Doing and Writing Action Research

Doing and Writing Action Research


Karen McArdle


PDF Version

Book Review Authors

J. McNiff & J. Whitehead


When I first read the title of this book I expected the text to be about doing as well as writing action research. Looking at the index, I was disappointed to see it seemed to be about writing and very little about doing. For example there were chapters on writing at Masters level and then at Doctorate Level and on writing Research proposals. This put me off as I was looking for a good up to date text on action research for student use at undergraduate and postgraduate levels that dealt with philosophy and methodology; not so much about writing up. How wrong could I have been about this book?

This book is a highly sensitive yet accessible look at action research across a broad spectrum of topics from the perspective of writing. It provides a highly illuminating and insightful resource for postgraduate students in particular. I shall not hesitate in recommending it to my own students. What is so captivating is the looking back from writing at key critical facets of the action research philosophy and process such as authenticity and values, originality and the differences between 'readerly' and 'writerly' texts.

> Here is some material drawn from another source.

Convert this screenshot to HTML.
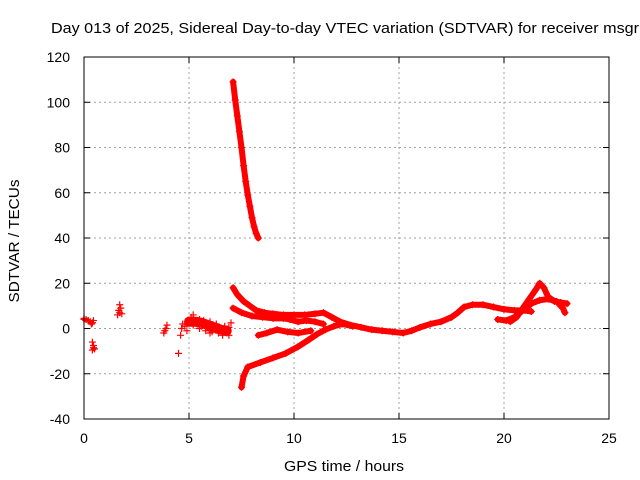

The way the book sets out its stall is contained in part of the definition it gives of action research.

"…action research is not just about professional education, or about doing projects (which is a stance adopted in many mainstream literatures), though these aspects are important. It is more a philosophical stance towards the world, an attitude of enquiry that enables people to question and improve taken-for-granted ways of thinking and acting. Writing a high quality report means appreciating these deeper issues, and showing your understanding in your writing." (p.7)

The book is written in simple and accessible language without losing sight of the complexity of its subject, and includes discussion of the philosophies and problematics of action research. One example that I liked was the explanation of originality in discussion of doctoral work. It is concise and looks at originality right through the thesis. One aspect of the text I found particularly interesting was discussion of the contrasts between undergraduate, Masters and Doctoral programmes for the different levels of theoretical analysis along with the ideas about originality and critical engagement. The discussion of the criteria for a doctoral thesis is amongst the best I have seen with questions that could be used for the viva along with answers.

One new feature of the book is the use of textual references to illustrative websites. There is obviously the difficulty of ensuring that the book stays up to date. On the other side of the coin is the advantage of giving up to date examples and making use of live examples of research. The websites I visited were useful but I did not access them while reading; rather I finished the text and then went to the web which meant I lost the context of these sites.

Overall, this is a must have text for all those supervising or conducting action research at all levels in higher education. I shall be adding it to my reading lists.